- Born: Mark Fiedler Lundberg March 25, 1958 Englewood, Colorado, US
- Died: August 15, 2008 (aged 50) Long Island, New York, US
- Education: Indiana University
- Known for: Samson in Samson and Delilah
- Children: 4

= Mark Lundberg =

American opera singer

Mark Lundberg (25 March 1958 – 15 August 2008) was an American opera singer who had an active international career from the 1980s up until his sudden death in 2008. He began his career as a bass, then progressed to portraying baritone parts, and finally settled as a dramatic tenor, winning acclaim portraying Wagnerian heroes like Siegfried, Tristan and other standards of the dramatic repertoire. Samson from Saint-Saëns's Samson and Delilah and the title role in Giuseppe Verdi's Otello became "calling cards" for him. Standing at six and a half feet and possessing a big frame and a dark beard, Lundberg made a striking figure on stage. His shoulders measured 6 and a half feet around and the Denver Post once Described as "a big blonde bear of a man", a fitting description for such a large man

==Biography==
Born in Denver, Colorado, Lundberg was the son of an Episcopalian priest, and his earliest music experiences were singing in his father's church choir. He studied singing at Indiana University under the great Wagnerian soprano Margaret Harshaw. After spending some time in college, he moved to New York City, where he pursued further studies with Maitland Peters.

Two important early successes for Lundberg came in 1988, when he sang in the United States premieres of Richard Strauss's Friedenstag and Krzysztof Penderecki's Die schwarze Maske, both with the Santa Fe Opera. Over the next decade he sang mainly in second tier houses in the United States and Europe, and it wasn't until the early 1990s that his career began to take him to major opera houses around the world. During this time he sang his first Bacchus in Strauss's Ariadne auf Naxos with the Opera Nice (France) and later with Lyric Opera of Kansas City in 1995.

In 1997 Lundberg sang the role of Samson for his first appearance with the Scottish Opera. He would go on to sing that role several more times over the next eleven years, including performances with the Orquesta Sinfónica de Xalapa, New Orleans Opera, Opera Omaha, Michigan Opera Theatre, and Hawaii Opera Theatre. He made his debut with the San Francisco Opera in 1999 as the Drum Major in Wozzeck. He sang Tristan in Wagner's Tristan und Isolde for his first performance with Opera North in 2001. In 2002 he sang the title role in Verdi's Otello for the first time with Utah Opera, a role which he sang frequently over the next six years in such houses as the Teatro Arriaga, Hawaii Opera Theatre, Opera Ontario, Opera Lyra Ottawa, and the Manitoba Opera Association. In 2003 he made his first appearance at the Lyric Opera of Chicago portraying the title role in Wagner's Siegfried under conductor Sir Andrew Davis. He made his debut at the Metropolitan Opera on October 5, 2005 as the Officer in Ariadne auf Naxos with Violeta Urmana in the title role. In 2006 he sang Tristan at the Théâtre Royal de la Monnaie in Brussels.
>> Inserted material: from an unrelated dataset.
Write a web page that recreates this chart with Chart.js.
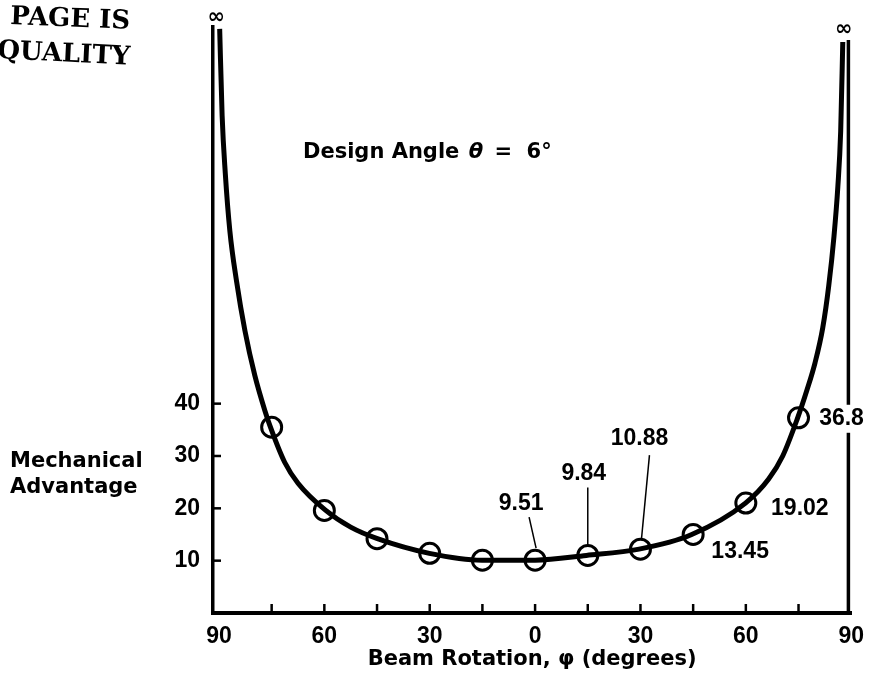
<!DOCTYPE html>
<html>
<head>
<meta charset="utf-8">
<script src="https://cdn.jsdelivr.net/npm/chart.js@4.4.1/dist/chart.umd.min.js"></script>
<style>
    html, body { margin: 0; padding: 0; background: #fff; }
    #wrap { width: 874px; height: 697px; }
</style>
</head>
<body>
<div id="wrap"><canvas id="chart" width="874" height="697"></canvas></div>
<script>
// beam rotation (degrees, left half negative) and mechanical advantage of the circled points
var circleAngles = [-75, -60, -45, -30, -15, 0, 15, 30, 45, 60, 75];
var circleValues = [35.5, 19.6, 14.2, 11.4, 10.1, 10.1, 11.0, 12.2, 15.0, 21.0, 37.3];

// points, both branches run up to infinity
var curveAngles = [-89.8, -89.1, -88.2, -86.9, -85.0, -82.6, -79.8, -76.9, -75.5, -71.3, -67.5, -59.6,
    -52.5, -44.9, -30.1, -15.1, 0, 14.6, 29.6, 44.6, 59.9, 66.5, 70.5, 74.6, 77.4, 79.7, 81.9, 83.6,
    85.1, 86.2, 87.0, 87.6];
var curveValues = [111.6, 95.0, 84.0, 73.0, 63.4, 53.9, 45.4, 38.6, 35.8, 28.8, 24.8, 19.6,
    16.4, 14.2, 11.4, 10.1, 10.1, 11.0, 12.2, 15.0, 21.0, 25.6, 30.0, 37.0, 42.6, 47.8, 54.5, 62.5,
    72.0, 81.5, 92.0, 109.1];

var xTickValues = [-90, -75, -60, -45, -30, -15, 0, 15, 30, 45, 60, 75, 90];
var yTickValues = [10, 20, 30, 40];

// values written next to the right hand circles
var noteAngles = [0, 15, 30, 45, 60, 75];
var noteTexts = ['9.51', '9.84', '10.88', '13.45', '19.02', '36.8'];

(function () {
    var numFont = 'bold 23px "Liberation Sans", Arial, sans-serif';
    var wordFont = 'bold 21px "DejaVu Sans", sans-serif';

    // label offsets from the circle centre, and leader lines [x1, y1, x2, y2]
    var noteOffsets = [[-14, -56], [-4, -82], [-1, -110], [47, 17], [54, 6], [43, 1]];
    var leaders = [[-6, -43, 1, -12], [0, -68, 0, -10], [9, -94, 1, -10], null, null, null];

    function toPoints(xs, ys) {
        return xs.map(function (x, i) { return { x: x, y: ys[i] }; });
    }

    var decorations = {
        id: 'decorations',
        afterDraw: function (chart) {
            var ctx = chart.ctx,
                area = chart.chartArea,
                xs = chart.scales.x,
                ys = chart.scales.y;
            ctx.save();
            ctx.strokeStyle = '#000';
            ctx.fillStyle = '#000';

            // right hand frame line
            ctx.lineWidth = 3.5;
            var rx = xs.getPixelForValue(89.2);
            ctx.beginPath();
            ctx.moveTo(rx, ys.getPixelForValue(109.5));
            ctx.lineTo(rx, area.bottom + 2);
            ctx.stroke();

            // tick marks pointing into the plot
            ctx.lineWidth = 2.5;
            xs.ticks.forEach(function (t) {
                if (Math.abs(t.value) >= 90) return;
                var px = xs.getPixelForValue(t.value);
                ctx.beginPath();
                ctx.moveTo(px, area.bottom);
                ctx.lineTo(px, area.bottom - 9);
                ctx.stroke();
            });
            ys.ticks.forEach(function (t) {
                var py = ys.getPixelForValue(t.value);
                ctx.beginPath();
                ctx.moveTo(area.left, py);
                ctx.lineTo(area.left + 8, py);
                ctx.stroke();
            });

            // value notes, the frame line is broken where a note crosses it
            ctx.font = numFont;
            ctx.textAlign = 'center';
            ctx.textBaseline = 'middle';
            ctx.lineWidth = 1.5;
            noteAngles.forEach(function (a, i) {
                var k = circleAngles.indexOf(a);
                var cx = xs.getPixelForValue(a),
                    cy = ys.getPixelForValue(circleValues[k]);
                var nx = cx + noteOffsets[i][0],
                    ny = cy + noteOffsets[i][1];
                var w = ctx.measureText(noteTexts[i]).width;
                if (nx + w / 2 > rx) {
                    ctx.fillStyle = '#fff';
                    ctx.fillRect(nx - w / 2 - 2, ny - 14, w + 4, 28);
                    ctx.fillStyle = '#000';
                }
                ctx.fillText(noteTexts[i], nx, ny);
                var l = leaders[i];
                if (l) {
                    ctx.beginPath();
                    ctx.moveTo(cx + l[0], cy + l[1]);
                    ctx.lineTo(cx + l[2], cy + l[3]);
                    ctx.stroke();
                }
            });

            // infinity marks at the top of both branches
            ctx.font = 'bold 21px "DejaVu Sans", sans-serif';
            var n = curveAngles.length - 1;
            var lx = (area.left + xs.getPixelForValue(curveAngles[0])) / 2;
            ctx.fillText('\u221e', lx, ys.getPixelForValue(curveValues[0]) - 11);
            ctx.fillText('\u221e', xs.getPixelForValue(curveAngles[n]) + 1, ys.getPixelForValue(curveValues[n]) - 12);

            // y axis title, written horizontally
            ctx.font = wordFont;
            ctx.textAlign = 'left';
            ctx.textBaseline = 'alphabetic';
            ctx.fillText('Mechanical', 10, 467);
            ctx.fillText('Advantage', 10, 493);

            // design angle note
            var tx = 303, ty = 158;
            var part1 = 'Design Angle ';
            ctx.fillText(part1, tx, ty);
            tx += ctx.measureText(part1).width + 2;
            ctx.font = 'italic bold 21px "DejaVu Sans", sans-serif';
            ctx.fillText('\u03b8', tx, ty);
            tx += ctx.measureText('\u03b8').width + 4;
            ctx.font = wordFont;
            ctx.fillText(' =  6\u00b0', tx, ty);

            // stamp left over from the scanned page
            ctx.font = 'bold 26px "DejaVu Serif", "Liberation Serif", serif';
            ctx.save();
            ctx.translate(10, 24);
            ctx.rotate(0.04);
            ctx.fillText('PAGE IS', 0, 0);
            ctx.restore();
            ctx.save();
            ctx.translate(-3, 58);
            ctx.rotate(0.05);
            ctx.fillText('QUALITY', 0, 0);
            ctx.restore();

            ctx.restore();
        }
    };

    new Chart(document.getElementById('chart').getContext('2d'), {
        type: 'scatter',
        data: {
            datasets: [
                {
                    label: 'points',
                    data: toPoints(circleAngles, circleValues),
                    showLine: false,
                    pointRadius: 10,
                    pointBorderWidth: 3,
                    pointBorderColor: '#000',
                    pointBackgroundColor: 'rgba(0,0,0,0)',
                    clip: false
                },
                {
                    label: 'curve',
                    data: toPoints(curveAngles, curveValues),
                    showLine: true,
                    borderColor: '#000',
                    borderWidth: 5,
                    pointRadius: 0,
                    cubicInterpolationMode: 'monotone',
                    clip: false
                }
            ]
        },
        options: {
            responsive: false,
            animation: false,
            devicePixelRatio: 1,
            layout: { padding: { left: 0, right: 19, top: 25, bottom: 0 } },
            plugins: {
                legend: { display: false },
                tooltip: { enabled: false }
            },
            scales: {
                x: {
                    type: 'linear',
                    min: -91.7,
                    max: 90,
                    afterBuildTicks: function (scale) {
                        scale.ticks = xTickValues.map(function (v) { return { value: v }; });
                    },
                    afterFit: function (scale) { scale.height = 84; },
                    grid: { display: false, drawTicks: false },
                    border: { display: true, color: '#000', width: 4 },
                    ticks: {
                        autoSkip: false,
                        maxRotation: 0,
                        padding: 10,
                        color: '#000',
                        font: { family: '"Liberation Sans", Arial, sans-serif', size: 23, weight: 'bold' },
                        callback: function (v) { return v % 30 === 0 ? String(Math.abs(v)) : ''; }
                    },
                    title: {
                        display: true,
                        text: 'Beam Rotation, \u03c6 (degrees)',
                        color: '#000',
                        font: { family: '"DejaVu Sans", sans-serif', size: 21, weight: 'bold' },
                        padding: { top: 0, bottom: 25 }
                    }
                },
                y: {
                    type: 'linear',
                    min: 0,
                    max: 112,
                    afterBuildTicks: function (scale) {
                        scale.ticks = yTickValues.map(function (v) { return { value: v }; });
                    },
                    afterFit: function (scale) { scale.width = 213; },
                    grid: { display: false, drawTicks: false },
                    border: { display: true, color: '#000', width: 3.5 },
                    ticks: {
                        padding: 13,
                        color: '#000',
                        font: { family: '"Liberation Sans", Arial, sans-serif', size: 23, weight: 'bold' }
                    }
                }
            }
        },
        plugins: [decorations]
    });
})();
</script>
</body>
</html>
In 1994, Mark recorded the first Act of Die Walkyre with Edda Moser on Calig records.

Lundberg died at the age of fifty after a brief illness. Surviving was his wife Anya Youngblood Lundberg, mother of his first and only son Richard Noble Lundberg. In addition he had three daughters with his previous wife, whom served as the Chicago Symphony Orchestra's second pianist, the late Melody Lord Lundberg. At the time of his death, Lundberg was scheduled to perform Samson at the Anna Livia International Opera Festival in Dublin in the summer of 2008 and with the Pittsburgh Opera in October 2008.